Le Luxembourg belge, chef-lieu Arlon, c'est le pays ardennais, une rude contrée forestière culminant à plus de 600 mètres et sillonnée de vallées étroites. On n'y trouve pas le réseau serré de petites villes qui caractérise le "plat pays". Sur ses 4.441 Km2, on recensait en 1970 à peine plus de 217.000 habitants, un peu moins qu'en 1925. Depuis lors, la province a été désenclavée par les deux autoroutes -gratuites- qui, de Luxembourg, mènent à Bruxelles et à Liège, ainsi que par des routes express desservant Marche, Bastogne et Bouillon. Les efforts nationaux et locaux ont entraîné des implantations nouvelles. Et, début 1994, on dénombrait 238.142 habitants, soit en vingt-quatre ans, un accroissement de 9,6 %, plus que double de la moyenne nationale de 4,6 %. Désormais, avec plus de 53 hab./Km2 et de bonnes connexions européennes, le Luxembourg belge a surmonté l'isolement légendaire de la forêt des Ardennes.
Transportons-nous maintenant en France, dans la partie méridionale du département des Ardennes. L'arrondissement de Vouziers, bien groupé autour de sa petite sous-préfecture (4.807 habitants), est un peu plus étendu que le Kreis de Lüchow-Dannenberg : 1.408 Km2, dont une part de Champagne crayeuse, une grande part d'Argonne, puis de "crêtes pré-ardennaises" et, entre Champagne et Argonne, la fertile vallée de l'Aisne. C'est une aimable contrée, bien plus clémente que l'Ardenne belge, abondante en forêts et en eaux vives, où maintes routes sont signalées comme pittoresques sur la carte Michelin.

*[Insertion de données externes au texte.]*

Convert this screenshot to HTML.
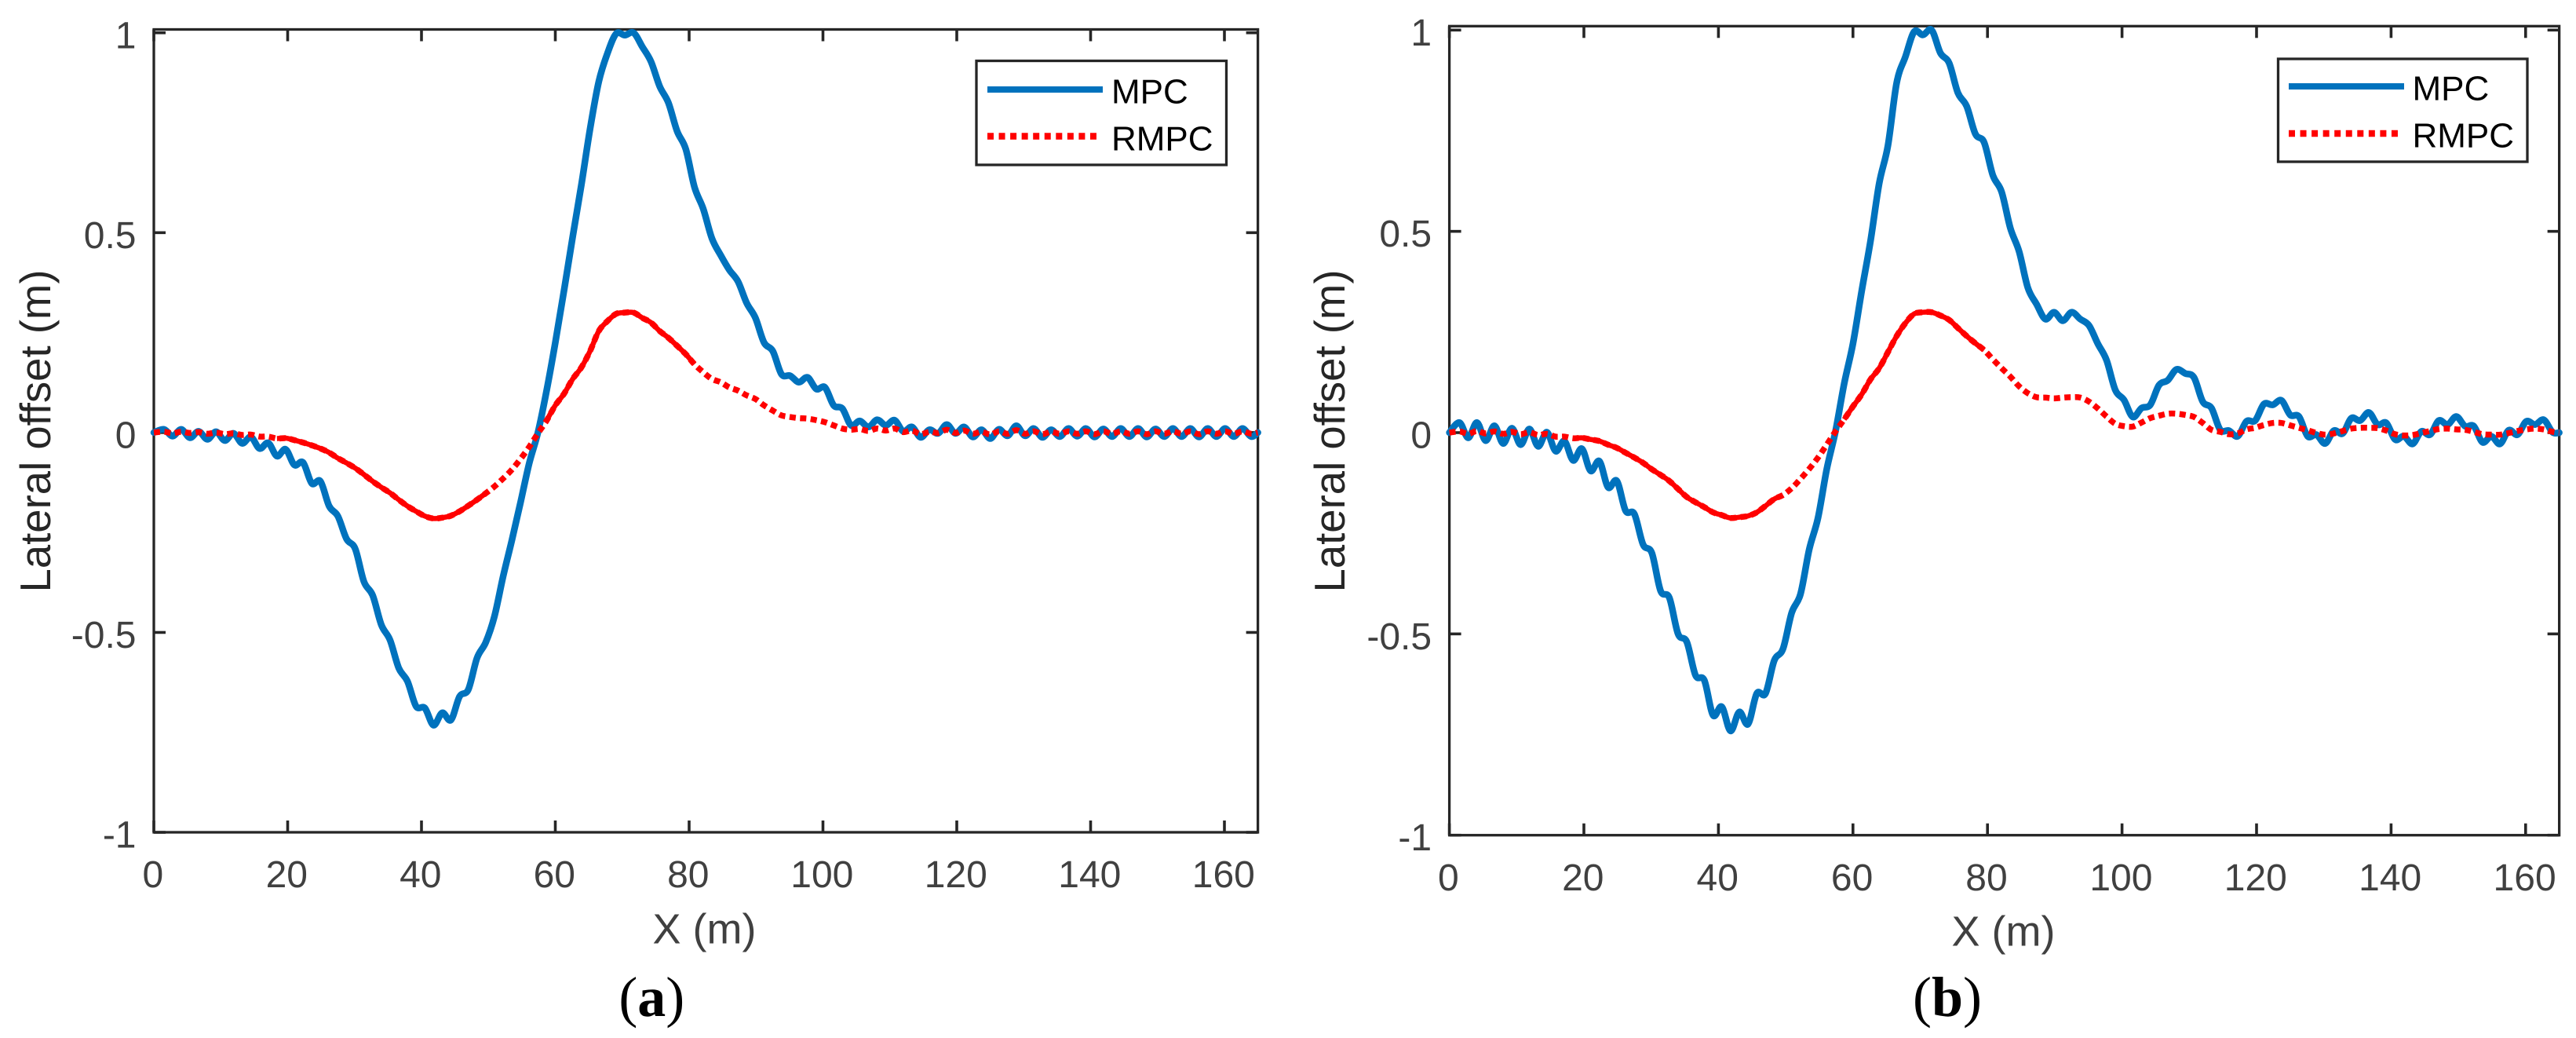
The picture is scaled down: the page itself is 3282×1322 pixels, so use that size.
<!DOCTYPE html>
<html lang="en">
<head>
<meta charset="utf-8">
<title>Lateral offset: MPC vs RMPC</title>
<style>
html,body{margin:0;padding:0;background:#fff;width:3282px;height:1322px;overflow:hidden}
svg{display:block}
text{font-family:"Liberation Sans",Arial,sans-serif}
</style>
</head>
<body>
<svg id="chart" xmlns="http://www.w3.org/2000/svg" width="3282" height="1322" viewBox="0 0 3282 1322">
<rect width="3282" height="1322" fill="#fff"/>
</svg>
<script>
// Shared longitudinal positions (m)
const xValues = [
0,1.5,2.8,4.1,5.4,6.7,8,9.3,10.6,11.9,13.2,
14.5,15.8,17.1,18.4,19.7,21,22.3,23.6,24.9,26.2,
27.5,28.8,30.1,31.4,32.7,34,35.3,36.6,37.9,39.2,
40.5,41.8,43.1,44.4,45.7,47,48.3,49.6,50.9,52.2,
53.5,54.8,56.1,57.4,58.7,60,61.3,62.6,63.9,65.2,
66.5,67.8,69.1,70.4,71.7,73,74.3,75.6,76.9,78.2,
79.5,80.8,82.1,83.4,84.7,86,87.3,88.6,89.9,91.2,
92.5,93.8,95.1,96.4,97.7,99,100.3,101.6,102.9,104.2,
105.5,106.8,108.1,109.4,110.7,112,113.3,114.6,115.9,117.2,
118.5,119.8,121.1,122.4,123.7,125,126.3,127.6,128.9,130.2,
131.5,132.8,134.1,135.4,136.7,138,139.3,140.6,141.9,143.2,
144.5,145.8,147.1,148.4,149.7,151,152.3,153.6,154.9,156.2,
157.5,158.8,160.1,161.4,162.7,164,165];

// Panel (a)
const mpcA = [
0,.008,-.009,.008,-.013,.003,-.017,.002,-.02,-.002,-.027,
-.011,-.04,-.026,-.059,-.042,-.081,-.075,-.127,-.122,-.184,
-.209,-.266,-.291,-.373,-.407,-.481,-.519,-.589,-.622,-.685,
-.689,-.732,-.701,-.719,-.66,-.643,-.564,-.525,-.46,-.36,
-.27,-.175,-.077,0,.105,.225,.355,.49,.62,.76,
.878,.949,.998,.994,1,.965,.928,.866,.825,.754,
.709,.614,.56,.486,.444,.407,.378,.324,.287,.225,
.204,.146,.142,.126,.138,.109,.113,.068,.06,.018,
.029,.014,.032,.018,.031,.003,.014,-.012,.007,-.002,
.02,-.002,.014,-.011,.007,-.015,.008,-.008,.017,-.008,
.01,-.012,.007,-.01,.01,-.009,.01,-.011,.009,-.01,
.01,-.01,.01,-.011,.009,-.01,.01,-.01,.01,-.011,
.01,-.01,.01,-.01,.01,-.01,0];
const rmpcA = [
0,.002,-.002,.002,-.001,.001,-.003,0,-.004,-.002,-.006,
-.005,-.01,-.01,-.015,-.014,-.019,-.025,-.032,-.04,-.05,
-.064,-.076,-.089,-.105,-.122,-.137,-.151,-.168,-.184,-.197,
-.209,-.215,-.213,-.208,-.197,-.183,-.168,-.152,-.135,-.115,
-.093,-.066,-.036,-.002,.03,.068,.097,.134,.163,.204,
.254,.279,.297,.3,.3,.287,.275,.254,.237,.217,
.196,.171,.151,.134,.126,.113,.105,.093,.084,.068,
.055,.043,.039,.036,.035,.031,.026,.018,.01,.007,
.009,.004,.01,.005,.01,.001,.005,-.004,.002,-.001,
.007,-.001,.005,-.003,.002,-.005,.003,-.003,.006,-.003,
.003,-.004,.002,-.003,.003,-.003,.003,-.004,.003,-.003,
.003,-.003,.003,-.004,.003,-.003,.003,-.003,.003,-.004,
.003,-.003,.003,-.003,.003,-.003,0];

// Panel (b)
const mpcB = [
0,.025,-.013,.025,-.02,.017,-.027,.011,-.03,.009,-.034,
.001,-.046,-.021,-.069,-.04,-.095,-.071,-.136,-.12,-.194,
-.202,-.278,-.299,-.393,-.41,-.5,-.52,-.603,-.615,-.702,
-.681,-.741,-.694,-.724,-.648,-.648,-.566,-.537,-.447,-.401,
-.29,-.212,-.091,.003,.122,.221,.352,.475,.619,.713,
.869,.934,.996,.988,1,.943,.918,.844,.811,.742,
.721,.639,.598,.508,.45,.36,.319,.282,.299,.278,
.299,.282,.266,.221,.18,.106,.081,.039,.061,.069,
.118,.13,.157,.147,.137,.077,.061,.007,.005,-.009,
.028,.03,.071,.069,.08,.044,.04,-.009,-.005,-.027,
.005,-.002,.036,.03,.05,.02,.024,-.017,-.009,-.028,
.003,-.005,.03,.02,.04,.016,.016,-.024,-.009,-.028,
.006,-.005,.028,.02,.032,.001,0];
const rmpcB = [
0,.003,-.003,.004,-.002,.003,-.003,.002,-.004,.001,-.006,
-.003,-.01,-.01,-.014,-.013,-.017,-.021,-.03,-.038,-.05,
-.062,-.075,-.091,-.105,-.12,-.14,-.16,-.173,-.185,-.198,
-.205,-.212,-.21,-.207,-.198,-.182,-.165,-.155,-.138,-.115,
-.09,-.062,-.03,.003,.033,.065,.095,.132,.16,.2,
.24,.272,.295,.299,.299,.291,.28,.26,.24,.222,
.205,.182,.16,.139,.115,.098,.088,.087,.085,.087,
.088,.087,.077,.06,.04,.022,.016,.015,.025,.036,
.042,.047,.047,.044,.039,.024,.007,.002,-.004,-.002,
.008,.012,.019,.024,.024,.018,.012,.006,-.001,-.005,
-.002,.004,.01,.012,.012,.011,.005,-.004,-.007,-.006,
-.001,.004,.009,.01,.008,.007,.002,-.004,-.005,-.005,
-.001,.004,.008,.01,.008,.002,0];

// Axis ticks and labels
const xTicks = [0,20,40,60,80,100,120,140,160];
const yTicks = [-1,-0.5,0,0.5,1];
const yTickLabels = ["-1","-0.5","0","0.5","1"];
const seriesNames = ["MPC","RMPC"];
const xAxisTitle = "X (m)";
const yAxisTitle = "Lateral offset (m)";

const svg = document.getElementById('chart');
const NS = 'http://www.w3.org/2000/svg';
const AXIS = '#262626', TICKTXT = '#404040', BLUE = '#0072BD', RED = '#FF0000';

function make(parent, tag, attrs, txt){
  const el = document.createElementNS(NS, tag);
  for (const k in attrs) el.setAttribute(k, attrs[k]);
  if (txt !== undefined) el.textContent = txt;
  parent.appendChild(el);
  return el;
}

function smoothPath(pts){
  let d = 'M' + pts[0][0].toFixed(2) + ' ' + pts[0][1].toFixed(2);
  for (let i = 0; i < pts.length - 1; i++){
    const p0 = pts[Math.max(i - 1, 0)], p1 = pts[i], p2 = pts[i + 1], p3 = pts[Math.min(i + 2, pts.length - 1)];
    const c1x = p1[0] + (p2[0] - p0[0]) / 6, c1y = p1[1] + (p2[1] - p0[1]) / 6;
    const c2x = p2[0] - (p3[0] - p1[0]) / 6, c2y = p2[1] - (p3[1] - p1[1]) / 6;
    d += 'C' + c1x.toFixed(2) + ' ' + c1y.toFixed(2) + ' ' + c2x.toFixed(2) + ' ' + c2y.toFixed(2) + ' ' + p2[0].toFixed(2) + ' ' + p2[1].toFixed(2);
  }
  return d;
}

function drawPanel(cfg){
  const g = make(svg, 'g', {});
  
  

  const xScale = v => cfg.x0 + v * cfg.xUnit;
  const yScale = v => cfg.y0 - v * cfg.yUnit;
  const left = cfg.x0, right = xScale(165), top = cfg.top, bottom = cfg.bottom;

  const box = make(g, 'rect', {x:left, y:top, width:right-left, height:bottom-top, fill:'none', stroke:AXIS, 'stroke-width':3.3});
  
  

  xTicks.forEach(t => {
    const px = xScale(t);
    const lo = make(g, 'line', {x1:px, x2:px, y1:bottom, y2:bottom-15, stroke:AXIS, 'stroke-width':3.6});
    
    
    const hi = make(g, 'line', {x1:px, x2:px, y1:top, y2:top+15, stroke:AXIS, 'stroke-width':3.6});
    
    
    const lab = make(g, 'text', {x:px-1.2, y:cfg.xTickBase, 'font-size':48, 'text-anchor':'middle', fill:TICKTXT}, String(t));
    
    
  });

  yTicks.forEach((t, i) => {
    const py = yScale(t);
    const lo = make(g, 'line', {x1:left, x2:left+15, y1:py, y2:py, stroke:AXIS, 'stroke-width':3.6});
    
    
    const hi = make(g, 'line', {x1:right, x2:right-15, y1:py, y2:py, stroke:AXIS, 'stroke-width':3.6});
    
    
    const lab = make(g, 'text', {x:left-22.5, y:py+19.5, 'font-size':48, 'text-anchor':'end', fill:TICKTXT}, yTickLabels[i]);
    
    
  });

  const xt = make(g, 'text', {x:cfg.xTitleX, y:cfg.xTitleY, 'font-size':54, 'text-anchor':'middle', fill:TICKTXT}, xAxisTitle);
  
  
  const yt = make(g, 'text', {transform:'translate(' + cfg.yTitleX + ',549) rotate(-90)', 'font-size':54.5, 'text-anchor':'middle', fill:AXIS}, yAxisTitle);
  
  

  const mpcPts = xValues.map((x, i) => [xScale(x), yScale(cfg.mpc[i])]);
  const rmpcPts = xValues.map((x, i) => [xScale(x), yScale(cfg.rmpc[i])]);

  const mpcLine = make(g, 'path', {d:smoothPath(mpcPts), fill:'none', stroke:BLUE, 'stroke-width':8.5, 'stroke-linejoin':'round', 'stroke-linecap':'round'});
  
  

  const rmpcLine = make(g, 'path', {d:smoothPath(rmpcPts), fill:'none', stroke:RED, 'stroke-width':7.5, 'stroke-dasharray':'8 5.5'});
  
  

  // Densely sampled stretches of the red trace read as continuous
  cfg.solid.forEach(r => {
    const part = rmpcPts.filter((p, i) => xValues[i] >= r[0] && xValues[i] <= r[1]);
    const seg = make(g, 'path', {d:smoothPath(part), fill:'none', stroke:RED, 'stroke-width':6.5, 'stroke-linejoin':'round'});
    
    
  });

  const lg = make(g, 'g', {});
  
  
  const L = cfg.legend;
  const lb = make(lg, 'rect', {x:L.x, y:L.y, width:L.w, height:L.h, fill:'#fff', stroke:AXIS, 'stroke-width':3.3});
  
  
  const s1 = make(lg, 'line', {x1:L.lx1, x2:L.lx2, y1:L.y1, y2:L.y1, stroke:BLUE, 'stroke-width':8});
  
  
  const s2 = make(lg, 'line', {x1:L.lx1, x2:L.lx3, y1:L.y2, y2:L.y2, stroke:RED, 'stroke-width':8.5, 'stroke-dasharray':'8 6.55'});
  
  
  const t1 = make(lg, 'text', {x:L.tx, y:L.b1, 'font-size':44, fill:'#000'}, seriesNames[0]);
  
  
  const t2 = make(lg, 'text', {x:L.tx, y:L.b2, 'font-size':44, fill:'#000'}, seriesNames[1]);
  
  

  const cap = make(g, 'text', {x:cfg.capX, y:1294, 'font-size':72, 'text-anchor':'middle', fill:'#000', style:'font-family:"Liberation Serif",serif'});
  
  
  const o = make(cap, 'tspan', {}, '(');
  
  
  const b = make(cap, 'tspan', {'font-weight':'bold'}, cfg.id);
  
  
  const c = make(cap, 'tspan', {}, ')');
  
  
}

drawPanel({id:'a', x0:196, xUnit:8.525, y0:550.9, yUnit:509.15, top:37.5, bottom:1060,
  xTickBase:1130, xTitleX:897.5, xTitleY:1201.7, yTitleX:64, capX:830.3,
  mpc:mpcA, rmpc:rmpcA, solid:[[18,50],[58,82]],
  legend:{x:1244, y:77.5, w:318.5, h:132.5, lx1:1258, lx2:1405, lx3:1398, y1:114, y2:173.5, tx:1416, b1:131.7, b2:191.7}});

drawPanel({id:'b', x0:1846.6, xUnit:8.57, y0:551, yUnit:512.7, top:33.3, bottom:1063.7,
  xTickBase:1134, xTitleX:2552.5, xTitleY:1204.5, yTitleX:1713, capX:2481,
  mpc:mpcB, rmpc:rmpcB, solid:[[18,50],[58,80]],
  legend:{x:2902.5, y:75, w:317.5, h:131, lx1:2916, lx2:3063, lx3:3056, y1:110, y2:170, tx:3073.5, b1:127.7, b2:187.7}});
</script>
</body>
</html>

La presse régionale en a fait un "pays", qu'elle appelle Vouzinois -pays accueillant, à 200 km de Paris, à trois quart d'heure de Reims, non loin de la Belgique et du Luxembourg. On voit mal ce qui le condamnerait à une mort lente. Pourtant, s'il comptait 55.625 habitants en 1876 (39,5/Km2), on n'en trouvait plus que 29.741 en 1962 et, la chute se poursuivant inexorablement, 23.156 en 1990, soit 16,5 par Km2, après une perte de 58,4 % en un peu plus d'un siècle. Une aussi faible densité et un aussi faible effectif interdisent un bon appareil éducatif et de bons services médicaux. Les menaces latentes sont la sanction d'un double défaut de solidarité : celle de l'Etat et de la région à l'égard d'une communauté en péril, celle de cette communauté vis-à-vis d'elle même.
La conclusion s'impose : il ne suffit pas de proclamer, dans l'article 1er d'une loi d'orientation, que "l'Etat assure l'égal accès de chaque citoyen aux services publics". Il faut, pour que les mentalités aient une chance d'évoluer, insérer solennellement dans la Constitution le devoir qu'a la nation fançaise, d'assurer, à l'instar de l'Allemagne fédérale, des conditions de vie équivalentes à toutes les zones de son territoire. Alors seulement, "l'ardente obligation" de solidarité pourra devenir réalité si elle est imposée par une pression vigilante de la majorité des régions.